Верно? Как мы восхищаемся нашими учителями, которые уже не могут говорить, ибо у них в рот набилась земля. Без тени принуждения мы их восхваляем, а может быть, они всю жизнь ждали от нас хвалебного слова. И знаете, почему мы всегда более справедливы и более великодушны к умершим? Причина очень проста. Мы не связаны обязательствами по отношению к ним. Они не стесняют нашей свободы, мы можем не спешить восторгаться ими и воздавать им хвалу между коктейлем и свиданием с хорошенькой любовницей – словом, в свободное время. Если бы они и обязывали нас к чему нибудь, то лишь к памяти о них, а память то у нас короткая. Нет, мы любим только свежие воспоминания о смерти наших друзей, свежее горе, свою скорбь – словом, самих себя!
Был у меня друг, от которого я чаще всего убегал. Скучный был человек и все читал мне мораль. Но когда он заболел и был уже при смерти, будьте покойны, я, конечно, явился. Ни одного дня не пропустил. Он умер, очень довольный мною, пожимал мне руки. У назойливой моей любовницы, которая слишком часто и тщетно зазывала меня к себе, хватило такта умереть молодой. Какое место она сразу заняла в моем сердце! А представьте себе не просто смерть, а самоубийство. Боже мой! Какая поднимается волнующая суматоха! Звонки по телефону, излияния сердца, нарочито короткие фразы, полные намеков и сдержанного горя, и даже, да да, даже обвинения в свой адрес.
Так уж скроен человек, дорогой мой, это двуликое существо: он не может любить, не любя при этом самого себя. Понаблюдайте за соседями, когда в вашем доме кто нибудь вдруг умрет. Все шло тихо, мирно, и вот, скажем, умирает швейцар. Тотчас все всполошатся, засуетятся, станут расспрашивать, сокрушаться. Покойник готов к показу, начинается представление. Людям требуется трагедия, что поделаешь, это их врожденное влечение, это их аперитив. А кстати, я не случайно упомянул о швейцаре. У нас был в доме швейцар, настоящий урод, и к тому же злой как дьявол, ничтожество и злопыхатель, он привел бы в отчаяние самого кроткого монаха францисканца. При его жизни я даже разговаривать с ним перестал. Одним уж своим существованием он портил мне жизнь. Но вот он умер, и я пошел на его похороны. Скажите мне, пожалуйста, почему?
За два дня, предшествующих погребению, произошло, впрочем, много интересного. Жена покойного была больна и лежала в постели, комната в швейцарской только одна, и рядом с кроватью поставили на козлы гроб. Жильцам приходилось самим брать в швейцарской почту.

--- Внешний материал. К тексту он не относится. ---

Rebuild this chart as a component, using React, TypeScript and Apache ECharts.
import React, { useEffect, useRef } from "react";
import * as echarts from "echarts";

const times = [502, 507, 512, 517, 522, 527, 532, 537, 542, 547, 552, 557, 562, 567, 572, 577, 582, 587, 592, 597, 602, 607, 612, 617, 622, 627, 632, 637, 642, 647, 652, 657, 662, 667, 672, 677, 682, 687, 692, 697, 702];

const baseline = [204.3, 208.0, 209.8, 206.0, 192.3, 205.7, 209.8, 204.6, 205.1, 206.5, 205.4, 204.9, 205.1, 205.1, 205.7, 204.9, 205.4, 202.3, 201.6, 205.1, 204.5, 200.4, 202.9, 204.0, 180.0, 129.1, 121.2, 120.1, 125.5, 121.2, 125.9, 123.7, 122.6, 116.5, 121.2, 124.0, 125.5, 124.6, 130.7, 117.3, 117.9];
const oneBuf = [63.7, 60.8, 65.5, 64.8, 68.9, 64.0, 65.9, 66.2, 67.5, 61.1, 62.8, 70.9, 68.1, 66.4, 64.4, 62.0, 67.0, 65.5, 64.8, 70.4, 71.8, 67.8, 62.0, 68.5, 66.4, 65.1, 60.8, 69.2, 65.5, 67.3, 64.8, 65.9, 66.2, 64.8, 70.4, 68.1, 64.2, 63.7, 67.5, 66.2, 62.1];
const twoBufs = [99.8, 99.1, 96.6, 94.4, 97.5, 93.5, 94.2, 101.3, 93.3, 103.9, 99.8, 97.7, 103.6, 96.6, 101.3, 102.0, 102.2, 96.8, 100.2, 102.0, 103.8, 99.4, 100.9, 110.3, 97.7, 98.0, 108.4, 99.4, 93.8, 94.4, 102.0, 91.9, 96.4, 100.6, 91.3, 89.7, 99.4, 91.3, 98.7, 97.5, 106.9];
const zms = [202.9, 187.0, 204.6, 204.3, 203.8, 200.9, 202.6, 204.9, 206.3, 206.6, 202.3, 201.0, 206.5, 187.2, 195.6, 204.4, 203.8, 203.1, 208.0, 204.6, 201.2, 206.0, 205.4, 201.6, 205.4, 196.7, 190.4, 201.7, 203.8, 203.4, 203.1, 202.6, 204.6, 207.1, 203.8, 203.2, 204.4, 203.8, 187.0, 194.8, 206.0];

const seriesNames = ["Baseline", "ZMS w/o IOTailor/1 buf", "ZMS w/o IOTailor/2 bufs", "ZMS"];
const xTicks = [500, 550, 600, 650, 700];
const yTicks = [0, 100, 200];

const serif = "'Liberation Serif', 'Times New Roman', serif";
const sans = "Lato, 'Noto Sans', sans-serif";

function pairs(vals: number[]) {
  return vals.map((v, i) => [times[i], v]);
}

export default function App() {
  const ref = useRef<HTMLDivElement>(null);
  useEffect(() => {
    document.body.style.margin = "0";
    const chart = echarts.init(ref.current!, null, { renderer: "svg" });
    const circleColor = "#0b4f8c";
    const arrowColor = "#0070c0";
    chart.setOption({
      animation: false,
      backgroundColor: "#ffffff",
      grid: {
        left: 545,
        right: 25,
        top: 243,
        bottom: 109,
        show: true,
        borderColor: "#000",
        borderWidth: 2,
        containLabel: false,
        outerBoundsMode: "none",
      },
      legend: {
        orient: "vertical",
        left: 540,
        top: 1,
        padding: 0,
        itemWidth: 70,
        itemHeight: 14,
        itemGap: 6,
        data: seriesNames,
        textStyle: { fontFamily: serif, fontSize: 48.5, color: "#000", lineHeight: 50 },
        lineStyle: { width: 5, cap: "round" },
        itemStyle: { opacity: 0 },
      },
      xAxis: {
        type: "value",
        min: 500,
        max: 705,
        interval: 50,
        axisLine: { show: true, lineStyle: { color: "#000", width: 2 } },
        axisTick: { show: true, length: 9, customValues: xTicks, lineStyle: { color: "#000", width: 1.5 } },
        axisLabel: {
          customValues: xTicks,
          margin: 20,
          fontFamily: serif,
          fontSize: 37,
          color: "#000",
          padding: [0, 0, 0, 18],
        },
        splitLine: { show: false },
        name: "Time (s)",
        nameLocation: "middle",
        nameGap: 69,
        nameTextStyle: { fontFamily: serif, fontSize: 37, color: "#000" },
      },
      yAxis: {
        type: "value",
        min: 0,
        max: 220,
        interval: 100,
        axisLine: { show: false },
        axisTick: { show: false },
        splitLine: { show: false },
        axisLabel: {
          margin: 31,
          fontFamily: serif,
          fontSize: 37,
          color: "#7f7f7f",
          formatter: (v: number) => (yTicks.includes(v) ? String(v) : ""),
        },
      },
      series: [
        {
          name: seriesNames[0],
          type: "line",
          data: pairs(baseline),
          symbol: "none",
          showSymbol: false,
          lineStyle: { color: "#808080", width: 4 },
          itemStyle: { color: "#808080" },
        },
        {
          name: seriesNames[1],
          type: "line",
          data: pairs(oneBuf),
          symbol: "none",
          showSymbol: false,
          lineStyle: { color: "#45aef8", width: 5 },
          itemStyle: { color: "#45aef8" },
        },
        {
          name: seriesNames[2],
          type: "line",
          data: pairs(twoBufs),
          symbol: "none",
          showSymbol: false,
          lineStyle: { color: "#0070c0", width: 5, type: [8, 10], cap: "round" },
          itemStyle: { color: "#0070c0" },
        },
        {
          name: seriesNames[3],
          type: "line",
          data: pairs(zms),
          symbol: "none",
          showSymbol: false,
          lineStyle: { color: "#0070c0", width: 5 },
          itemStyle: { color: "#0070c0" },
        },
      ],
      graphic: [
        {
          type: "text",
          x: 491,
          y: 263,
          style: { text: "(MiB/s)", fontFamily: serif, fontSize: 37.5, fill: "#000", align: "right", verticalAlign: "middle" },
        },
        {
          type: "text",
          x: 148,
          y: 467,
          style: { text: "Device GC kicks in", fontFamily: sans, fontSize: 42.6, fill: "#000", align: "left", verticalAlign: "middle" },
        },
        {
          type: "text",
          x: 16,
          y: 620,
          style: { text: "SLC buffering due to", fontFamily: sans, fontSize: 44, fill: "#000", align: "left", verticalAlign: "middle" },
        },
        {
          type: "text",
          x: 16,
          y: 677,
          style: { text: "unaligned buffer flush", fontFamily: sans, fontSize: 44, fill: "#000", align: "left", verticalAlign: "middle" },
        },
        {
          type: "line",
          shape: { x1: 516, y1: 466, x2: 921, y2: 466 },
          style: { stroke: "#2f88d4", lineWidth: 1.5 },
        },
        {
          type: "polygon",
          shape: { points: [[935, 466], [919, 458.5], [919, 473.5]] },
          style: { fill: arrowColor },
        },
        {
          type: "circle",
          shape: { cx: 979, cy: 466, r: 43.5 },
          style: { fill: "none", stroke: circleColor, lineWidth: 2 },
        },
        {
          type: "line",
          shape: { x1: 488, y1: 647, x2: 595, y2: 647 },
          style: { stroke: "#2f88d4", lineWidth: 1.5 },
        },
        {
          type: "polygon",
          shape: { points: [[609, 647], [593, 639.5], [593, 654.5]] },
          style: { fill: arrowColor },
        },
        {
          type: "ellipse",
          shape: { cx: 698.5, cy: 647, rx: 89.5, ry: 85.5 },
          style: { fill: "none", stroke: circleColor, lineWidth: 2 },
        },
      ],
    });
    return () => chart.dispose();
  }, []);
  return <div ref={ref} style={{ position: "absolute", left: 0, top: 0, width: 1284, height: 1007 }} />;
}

Они отворяли дверь, говорили: «Здравствуйте, мадам», выслушивали хвалу усопшему, на которого жена указывала рукой, и уходили, захватив письма и газеты. Ничего приятного в этом нет, не правда ли? И однако ж, все жильцы продефилировали в швейцарской, где воняло карболкой. И никто не посылал вместо себя слуг, нет, все сами спешили насладиться зрелищем. Слуги тоже приходили, но в качестве дополнения. В день похорон оказалось, что гроб не проходит в двери. «Ох, миленький ты мой, – говорила лежащая в постели вдова с восторженным и скорбным удивлением, – какой же ты был большой!» «Не беспокойтесь, мадам, – отвечал распорядитель похорон, – мы его накреним и пронесем». Гроб пронесли, а потом водрузили на катафалк. И только я один (кроме бывшего рассыльного из соседнего кабака, постоянного, как я понял, собутыльника усопшего), да, я один проводил покойного на кладбище и бросил цветы на гроб, удививший меня своей роскошью. Затем я навестил вдову и выслушал ее трагическое выражение благодарности. Ну скажите мне, что за причина всему этому. Никакой – аперитив, и только.
Я хоронил также старого сотрудника коллегии адвокатов. Обыкновенный жалкий чинуша, которому я, однако, всегда пожимал руку. Впрочем, там, где я работал, я всем пожимал руки, и даже по два раза на день. Этим простым знаком внимания я, можно сказать, по дешевке завоевывал всеобщую симпатию, необходимую для моего душевного благоденствия. На похороны старика председатель коллегии, конечно, не пожаловал.